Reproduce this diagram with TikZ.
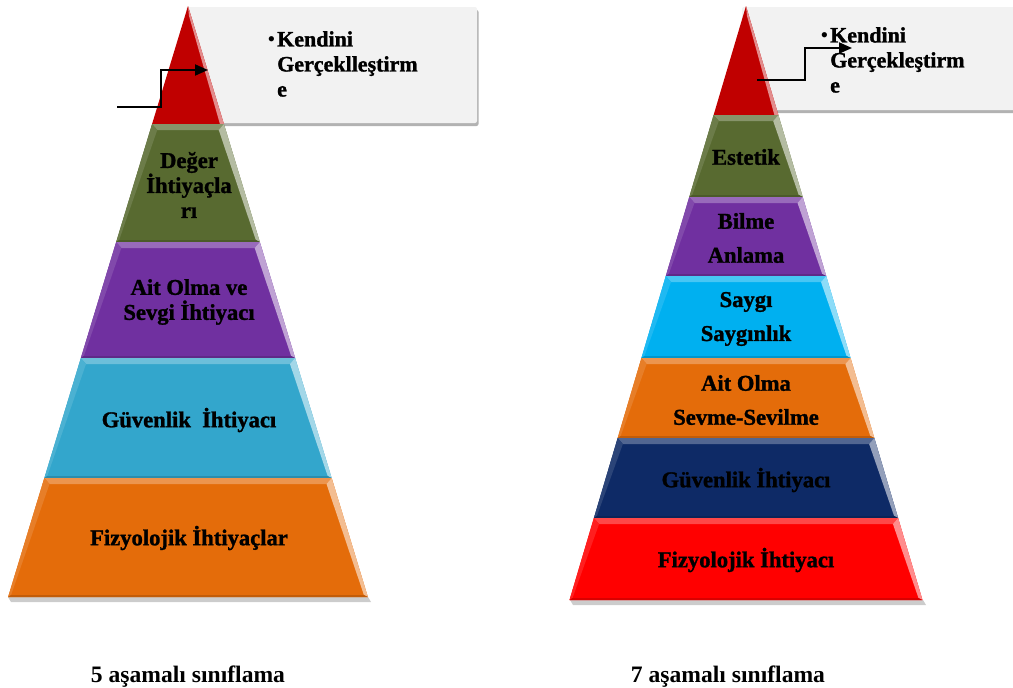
\documentclass[tikz,border=0pt]{standalone}
\usepackage{fontspec}
\setmainfont{Liberation Serif}
\newfontfamily\heavyserif{Liberation Serif}[BoldFeatures={FakeBold=1.3}]
\usetikzlibrary{arrows.meta,shadows}
\definecolor{boxgray}{HTML}{F2F2F2}
\definecolor{cRedTop}{HTML}{C00000}
\definecolor{cOlive}{HTML}{586A30}
\definecolor{cPurple}{HTML}{7030A0}
\definecolor{cTeal}{HTML}{33A6CC}
\definecolor{cOrange}{HTML}{E46C0A}
\definecolor{cCyan}{HTML}{00B0F0}
\definecolor{cNavy}{HTML}{0E2A66}
\definecolor{cRed}{HTML}{FF0000}
\tikzset{
  lbl/.style={font=\heavyserif\bfseries\fontsize{22.6}{25}\selectfont, align=center, text=black, inner sep=0pt},
  lblw/.style={font=\heavyserif\bfseries\fontsize{22.6}{34}\selectfont, align=center, text=black, inner sep=0pt},
  captxt/.style={font=\bfseries\fontsize{23.6}{26}\selectfont, inner sep=0pt, anchor=base},
  calltxt/.style={font=\heavyserif\bfseries\fontsize{22}{25}\selectfont, align=left, anchor=north west, inner sep=0pt},
  callbox/.style={fill=boxgray, rounded corners=2pt, drop shadow={shadow xshift=1.5pt, shadow yshift=-3pt, opacity=0.3, fill=black}},
  conn/.style={line width=1.8pt, -{Triangle[length=13pt,width=11pt]}},
  groundshadow/.style={fill=black, opacity=0.2},
}
% band of a pyramid: centre x, slope, apex y, top y, bottom y, colour
\newcommand{\pband}[6]{%
  \pgfmathsetmacro\pa{#2*(#4-#3)}%
  \pgfmathsetmacro\pb{#2*(#5-#3)}%
  \pgfmathsetmacro\pc{#2*(#4+6-#3)}%
  \fill[#6] ({#1-\pa},#4) -- ({#1+\pa},#4) -- ({#1+\pb},#5) -- ({#1-\pb},#5) -- cycle;
  \fill[#6!72!white] ({#1-\pa},#4) -- ({#1+\pa},#4) -- ({#1+\pc-7},#4+6) -- ({#1-\pc+7},#4+6) -- cycle;
  \fill[#6!88!white] ({#1-\pa},#4) -- ({#1-\pc+7},#4+6) -- ({#1-\pb+3},#5-2) -- ({#1-\pb},#5) -- cycle;
  \fill[#6!45!white] ({#1+\pa},#4) -- ({#1+\pb},#5) -- ({#1+\pb-4},#5-2) -- ({#1+\pc-7},#4+6) -- cycle;
  \fill[#6!85!black] ({#1-\pb},#5) -- ({#1+\pb},#5) -- ({#1+\pb-4},#5-2) -- ({#1-\pb+3},#5-2) -- cycle;
}
% top triangle: centre x, slope, apex y, bottom y, colour
\newcommand{\ptri}[5]{%
  \pgfmathsetmacro\pb{#2*(#4-#3)}%
  \fill[#5] (#1,#3) -- ({#1+\pb},#4) -- ({#1-\pb},#4) -- cycle;
  \fill[#5!45!white] (#1,#3) -- ({#1+\pb},#4) -- ({#1+\pb-4},#4) -- ({#1+1},#3+10) -- cycle;
}
\begin{document}
\begin{tikzpicture}[x=1pt,y=-1pt]
\useasboundingbox (0,0) rectangle (1013,688);
\clip (0,0) rectangle (1013,688);

% callout boxes
\path[callbox] (186,7) rectangle (477,123);
\path[callbox] (742,7) rectangle (1040,110);

% ground shadows
\fill[groundshadow] (8,597) -- (368,597) -- (371,602) -- (11,602) -- cycle;
\fill[groundshadow] (570,600) -- (923,600) -- (926,605) -- (573,605) -- cycle;

% left pyramid (5 levels)
\ptri{188}{0.3044}{6}{124}{cRedTop}
\pband{188}{0.3044}{6}{124}{242}{cOlive}
\pband{188}{0.3044}{6}{242}{358}{cPurple}
\pband{188}{0.3044}{6}{358}{478}{cTeal}
\pband{188}{0.3044}{6}{478}{597}{cOrange}

% right pyramid (7 levels)
\ptri{746}{0.2971}{6}{115}{cRedTop}
\pband{746}{0.2971}{6}{115}{197}{cOlive}
\pband{746}{0.2971}{6}{197}{276}{cPurple}
\pband{746}{0.2971}{6}{276}{358}{cCyan}
\pband{746}{0.2971}{6}{358}{438}{cOrange}
\pband{746}{0.2971}{6}{438}{518}{cNavy}
\pband{746}{0.2971}{6}{518}{600}{cRed}

% labels left
\node[lbl] (l2) at (189,185) {Değer\\İhtiyaçla\\rı};
\node[lbl] (l3) at (189,302) {Ait Olma ve\\Sevgi İhtiyacı};
\node[lbl] (l4) at (189,420) {Güvenlik\ \ İhtiyacı};
\node[lbl] (l5) at (189,538) {Fizyolojik İhtiyaçlar};

% labels right
\node[lbl] (r2) at (746,157) {Estetik};
\node[lblw] (r3) at (746,238) {Bilme\\Anlama};
\node[lblw] (r4) at (746,319) {Saygı\\Saygınlık};
\node[lblw] (r5) at (746,400) {Ait Olma\\Sevme-Sevilme};
\node[lbl] (r6) at (746,480) {Güvenlik İhtiyacı};
\node[lbl] (r7) at (746,560) {Fizyolojik İhtiyacı};

% callout texts
\node[calltxt] (lt) at (277,31) {\llap{\mdseries•\kern2pt}Kendini\\Gerçeklleştirm\\e};
\node[calltxt] (rt) at (830,27) {\llap{\mdseries•\kern2pt}Kendini\\Gerçekleştirm\\e};

% connectors
\coordinate (la0) at (117,107);
\coordinate (lak) at (161,70);
\coordinate (la1) at (208,70);
\draw[conn] (la0) -| (lak) -- (la1);
\coordinate (ra0) at (757,80);
\coordinate (rak) at (805,48);
\coordinate (ra1) at (852,48);
\draw[conn] (ra0) -| (rak) -- (ra1);

% captions
\node[captxt] (c5) at (188,682) {5 aşamalı sınıflama};
\node[captxt] (c7) at (728,682) {7 aşamalı sınıflama};
\end{tikzpicture}
\end{document}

◆ ◆ ◆

## GIVEN PROBLEM
Print out the lines exactly, skipping any picture.

## SOLUTION TO THIS EXERCISE
Reproduce this diagram with TikZ.
\documentclass[tikz,border=0pt]{standalone}
\usepackage{fontspec}
\setmainfont{Liberation Serif}
\newfontfamily\heavyserif{Liberation Serif}[BoldFeatures={FakeBold=1.3}]
\usetikzlibrary{arrows.meta,shadows}
\definecolor{boxgray}{HTML}{F2F2F2}
\definecolor{cRedTop}{HTML}{C00000}
\definecolor{cOlive}{HTML}{586A30}
\definecolor{cPurple}{HTML}{7030A0}
\definecolor{cTeal}{HTML}{33A6CC}
\definecolor{cOrange}{HTML}{E46C0A}
\definecolor{cCyan}{HTML}{00B0F0}
\definecolor{cNavy}{HTML}{0E2A66}
\definecolor{cRed}{HTML}{FF0000}
\tikzset{
  lbl/.style={font=\heavyserif\bfseries\fontsize{22.6}{25}\selectfont, align=center, text=black, inner sep=0pt},
  lblw/.style={font=\heavyserif\bfseries\fontsize{22.6}{34}\selectfont, align=center, text=black, inner sep=0pt},
  captxt/.style={font=\bfseries\fontsize{23.6}{26}\selectfont, inner sep=0pt, anchor=base},
  calltxt/.style={font=\heavyserif\bfseries\fontsize{22}{25}\selectfont, align=left, anchor=north west, inner sep=0pt},
  callbox/.style={fill=boxgray, rounded corners=2pt, drop shadow={shadow xshift=1.5pt, shadow yshift=-3pt, opacity=0.3, fill=black}},
  conn/.style={line width=1.8pt, -{Triangle[length=13pt,width=11pt]}},
  groundshadow/.style={fill=black, opacity=0.2},
}
% band of a pyramid: centre x, slope, apex y, top y, bottom y, colour
\newcommand{\pband}[6]{%
  \pgfmathsetmacro\pa{#2*(#4-#3)}%
  \pgfmathsetmacro\pb{#2*(#5-#3)}%
  \pgfmathsetmacro\pc{#2*(#4+6-#3)}%
  \fill[#6] ({#1-\pa},#4) -- ({#1+\pa},#4) -- ({#1+\pb},#5) -- ({#1-\pb},#5) -- cycle;
  \fill[#6!72!white] ({#1-\pa},#4) -- ({#1+\pa},#4) -- ({#1+\pc-7},#4+6) -- ({#1-\pc+7},#4+6) -- cycle;
  \fill[#6!88!white] ({#1-\pa},#4) -- ({#1-\pc+7},#4+6) -- ({#1-\pb+3},#5-2) -- ({#1-\pb},#5) -- cycle;
  \fill[#6!45!white] ({#1+\pa},#4) -- ({#1+\pb},#5) -- ({#1+\pb-4},#5-2) -- ({#1+\pc-7},#4+6) -- cycle;
  \fill[#6!85!black] ({#1-\pb},#5) -- ({#1+\pb},#5) -- ({#1+\pb-4},#5-2) -- ({#1-\pb+3},#5-2) -- cycle;
}
% top triangle: centre x, slope, apex y, bottom y, colour
\newcommand{\ptri}[5]{%
  \pgfmathsetmacro\pb{#2*(#4-#3)}%
  \fill[#5] (#1,#3) -- ({#1+\pb},#4) -- ({#1-\pb},#4) -- cycle;
  \fill[#5!45!white] (#1,#3) -- ({#1+\pb},#4) -- ({#1+\pb-4},#4) -- ({#1+1},#3+10) -- cycle;
}
\begin{document}
\begin{tikzpicture}[x=1pt,y=-1pt]
\useasboundingbox (0,0) rectangle (1013,688);
\clip (0,0) rectangle (1013,688);

% callout boxes
\path[callbox] (186,7) rectangle (477,123);
\path[callbox] (742,7) rectangle (1040,110);

% ground shadows
\fill[groundshadow] (8,597) -- (368,597) -- (371,602) -- (11,602) -- cycle;
\fill[groundshadow] (570,600) -- (923,600) -- (926,605) -- (573,605) -- cycle;

% left pyramid (5 levels)
\ptri{188}{0.3044}{6}{124}{cRedTop}
\pband{188}{0.3044}{6}{124}{242}{cOlive}
\pband{188}{0.3044}{6}{242}{358}{cPurple}
\pband{188}{0.3044}{6}{358}{478}{cTeal}
\pband{188}{0.3044}{6}{478}{597}{cOrange}

% right pyramid (7 levels)
\ptri{746}{0.2971}{6}{115}{cRedTop}
\pband{746}{0.2971}{6}{115}{197}{cOlive}
\pband{746}{0.2971}{6}{197}{276}{cPurple}
\pband{746}{0.2971}{6}{276}{358}{cCyan}
\pband{746}{0.2971}{6}{358}{438}{cOrange}
\pband{746}{0.2971}{6}{438}{518}{cNavy}
\pband{746}{0.2971}{6}{518}{600}{cRed}

% labels left
\node[lbl] (l2) at (189,185) {Değer\\İhtiyaçla\\rı};
\node[lbl] (l3) at (189,302) {Ait Olma ve\\Sevgi İhtiyacı};
\node[lbl] (l4) at (189,420) {Güvenlik\ \ İhtiyacı};
\node[lbl] (l5) at (189,538) {Fizyolojik İhtiyaçlar};

% labels right
\node[lbl] (r2) at (746,157) {Estetik};
\node[lblw] (r3) at (746,238) {Bilme\\Anlama};
\node[lblw] (r4) at (746,319) {Saygı\\Saygınlık};
\node[lblw] (r5) at (746,400) {Ait Olma\\Sevme-Sevilme};
\node[lbl] (r6) at (746,480) {Güvenlik İhtiyacı};
\node[lbl] (r7) at (746,560) {Fizyolojik İhtiyacı};

% callout texts
\node[calltxt] (lt) at (277,31) {\llap{\mdseries•\kern2pt}Kendini\\Gerçeklleştirm\\e};
\node[calltxt] (rt) at (830,27) {\llap{\mdseries•\kern2pt}Kendini\\Gerçekleştirm\\e};

% connectors
\coordinate (la0) at (117,107);
\coordinate (lak) at (161,70);
\coordinate (la1) at (208,70);
\draw[conn] (la0) -| (lak) -- (la1);
\coordinate (ra0) at (757,80);
\coordinate (rak) at (805,48);
\coordinate (ra1) at (852,48);
\draw[conn] (ra0) -| (rak) -- (ra1);

% captions
\node[captxt] (c5) at (188,682) {5 aşamalı sınıflama};
\node[captxt] (c7) at (728,682) {7 aşamalı sınıflama};
\end{tikzpicture}
\end{document}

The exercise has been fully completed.